Corte Madera planners reviewed a preliminary SB 330 application Tuesday, Oct. 28, for a 150‑unit assisted‑living and memory‑care facility at 56 Madera Boulevard, and commissioners and neighbors offered feedback but took no formal action.
“This is a study session item, and no action will be taken,” Planning staff member Martha said as she opened the commission’s overview of the proposal, which the applicant revised to 150 units consisting of 118 assisted‑living units and 32 memory‑care units to be operated by Oakmont Management Group/O&I Development.
The project site is about 5.5 acres and is now developed with a two‑story Best Western hotel, surface parking and a 0.81‑acre pond. The proposed three‑story building would total roughly 171,000 square feet, reach a maximum height of 43 feet 4 inches and provide 96 parking spaces. Staff said the assisted‑living units qualify as senior housing under state density‑bonus law and would count toward the town’s regional housing needs allocation; the 32 memory‑care units, which do not include cooking facilities, are treated under town zoning as a commercial use and therefore do not count toward RHNA.
Staff flagged multiple development issues the commission and public raised for further review. The applicant requests waivers from the MX‑1 district floor‑area‑ratio and height limits (staff noted the proposed FAR of 0.83 exceeds the 0.4 mixed‑use allowance and the proposed height exceeds the 35‑foot limit). Because the site sits within the Baylands Risk Zone and Natural Habitat Overlay, planning staff said the project will require preliminary and precise plans and a final decision by the town council following a planning‑commission recommendation.
Trees and habitat were a repeated focus. An Arbor Group inventory identified 218 trees on the site, many of them California privet (an invasive), and staff reported the preliminary plan proposes removing 22 permit‑sized trees and 91 non‑permit trees while replanting 171 new trees (68 in the parking lot). Staff and the applicant said they were discussing phased removals and a planting plan to preserve bird habitat near the pond; they also noted regulatory coordination with regional water quality agencies will be necessary because the on‑site pond may affect eligibility for state CEQA infill exemptions enacted this summer.
Neighbors and commissioners urged traffic and pedestrian safety changes. Several residents and commissioners said vehicles exiting Highway 101 near the Madera Boulevard ramps can be fast and that pedestrian crossings to the town center need safer provisions. Staff said Public Works will review sightlines and noted the proposal would remove the driveway closest to the 101 off‑ramp and consolidate access farther from the ramp.

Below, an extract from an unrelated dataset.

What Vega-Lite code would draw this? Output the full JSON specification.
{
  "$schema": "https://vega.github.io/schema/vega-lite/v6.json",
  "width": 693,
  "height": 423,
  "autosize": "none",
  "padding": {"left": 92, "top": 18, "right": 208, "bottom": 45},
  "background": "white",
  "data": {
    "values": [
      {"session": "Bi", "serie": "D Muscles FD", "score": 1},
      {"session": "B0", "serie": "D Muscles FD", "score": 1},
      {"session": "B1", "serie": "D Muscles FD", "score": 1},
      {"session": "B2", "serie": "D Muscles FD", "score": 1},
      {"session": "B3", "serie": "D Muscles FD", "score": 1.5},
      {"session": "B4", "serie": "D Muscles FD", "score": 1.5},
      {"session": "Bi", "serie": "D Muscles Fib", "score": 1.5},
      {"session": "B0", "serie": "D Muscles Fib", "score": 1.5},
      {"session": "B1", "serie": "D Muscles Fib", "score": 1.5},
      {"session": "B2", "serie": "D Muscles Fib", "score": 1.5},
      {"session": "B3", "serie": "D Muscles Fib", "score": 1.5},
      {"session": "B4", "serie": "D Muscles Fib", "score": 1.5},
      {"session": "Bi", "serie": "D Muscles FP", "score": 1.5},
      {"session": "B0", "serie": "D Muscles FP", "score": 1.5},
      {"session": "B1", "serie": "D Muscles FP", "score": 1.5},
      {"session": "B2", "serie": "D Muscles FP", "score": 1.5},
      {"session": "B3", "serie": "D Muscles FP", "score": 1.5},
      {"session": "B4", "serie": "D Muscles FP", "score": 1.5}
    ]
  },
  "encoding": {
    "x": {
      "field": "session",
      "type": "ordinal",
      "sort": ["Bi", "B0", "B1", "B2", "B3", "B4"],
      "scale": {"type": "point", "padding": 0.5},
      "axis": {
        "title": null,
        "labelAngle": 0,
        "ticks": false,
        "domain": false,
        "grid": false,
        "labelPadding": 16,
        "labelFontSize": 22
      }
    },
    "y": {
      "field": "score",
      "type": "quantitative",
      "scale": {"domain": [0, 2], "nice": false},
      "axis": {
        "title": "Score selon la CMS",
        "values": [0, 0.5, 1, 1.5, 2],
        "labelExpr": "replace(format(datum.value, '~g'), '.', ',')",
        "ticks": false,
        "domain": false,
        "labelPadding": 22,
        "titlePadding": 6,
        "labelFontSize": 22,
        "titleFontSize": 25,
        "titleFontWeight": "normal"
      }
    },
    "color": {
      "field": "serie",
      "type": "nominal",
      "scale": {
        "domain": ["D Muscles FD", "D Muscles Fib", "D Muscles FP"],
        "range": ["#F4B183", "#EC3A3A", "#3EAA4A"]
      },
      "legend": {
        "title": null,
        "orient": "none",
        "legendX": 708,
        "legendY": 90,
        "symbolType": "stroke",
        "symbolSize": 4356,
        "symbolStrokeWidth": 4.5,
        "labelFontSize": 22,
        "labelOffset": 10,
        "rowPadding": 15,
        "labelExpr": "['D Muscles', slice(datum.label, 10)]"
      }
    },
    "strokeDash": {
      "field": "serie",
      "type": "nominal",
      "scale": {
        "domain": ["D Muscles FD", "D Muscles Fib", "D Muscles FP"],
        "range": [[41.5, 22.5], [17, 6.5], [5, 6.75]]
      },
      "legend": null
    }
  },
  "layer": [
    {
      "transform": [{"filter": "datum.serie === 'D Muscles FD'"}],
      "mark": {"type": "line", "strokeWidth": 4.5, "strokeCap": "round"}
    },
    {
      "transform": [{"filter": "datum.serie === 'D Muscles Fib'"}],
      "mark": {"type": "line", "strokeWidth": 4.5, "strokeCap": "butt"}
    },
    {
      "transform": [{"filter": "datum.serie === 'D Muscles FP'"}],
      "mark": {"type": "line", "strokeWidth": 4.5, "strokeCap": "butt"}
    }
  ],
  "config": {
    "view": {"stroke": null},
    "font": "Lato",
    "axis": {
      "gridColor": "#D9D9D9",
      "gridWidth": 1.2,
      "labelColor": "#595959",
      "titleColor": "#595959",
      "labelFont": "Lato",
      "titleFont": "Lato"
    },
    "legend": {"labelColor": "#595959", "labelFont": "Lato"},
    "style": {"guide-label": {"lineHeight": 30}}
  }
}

Commissioners also asked for more detail on parking and operations. Staff compared parking guidance to similar institutional standards in the municipal code (a convalescent hospital standard of 1 space per three beds and a nursing‑home standard of 1 space per two beds) and said the applicant proposes 96 spaces including four EV stalls and four accessible stalls; Oakmont representatives said many residents do not drive and that the facility would operate a shuttle, but commissioners requested comparative parking occupancy surveys from similar communities for the formal application.
On legal and regulatory questions, staff warned that state law limits local discretion for housing projects under SB 330 and the density‑bonus law. Staff identified one practical consequence: the town cannot require subjective conditional‑use standards for the housing component, although the commercial/memory‑care portions remain subject to local review. The applicant suggested the entire project should be considered a housing development because more than two‑thirds of the square footage is residential; staff and applicant said that legal interpretation is among issues to be resolved as the application proceeds.
Public commenters included neighbors voicing concerns about scale, tree removal and pond buffers, and a Carpenters Union representative urging prevailing‑wage, local‑hiring and other labor standards for construction. Project representatives said they would follow up with the union and that construction‑phase details, environmental studies and outreach would be part of the formal submittal.
Next steps: the applicant will refine plans and submit a formal application; staff expects the project to return to the planning commission and then to the town council (the council is the decision maker because of preliminary/precise‑plan requirements tied to the Baylands overlay). Environmental review, including CEQA eligibility and any studies required for wetlands, noise, traffic and tree mitigation, will be completed before council action. No approvals or votes occurred at the study session.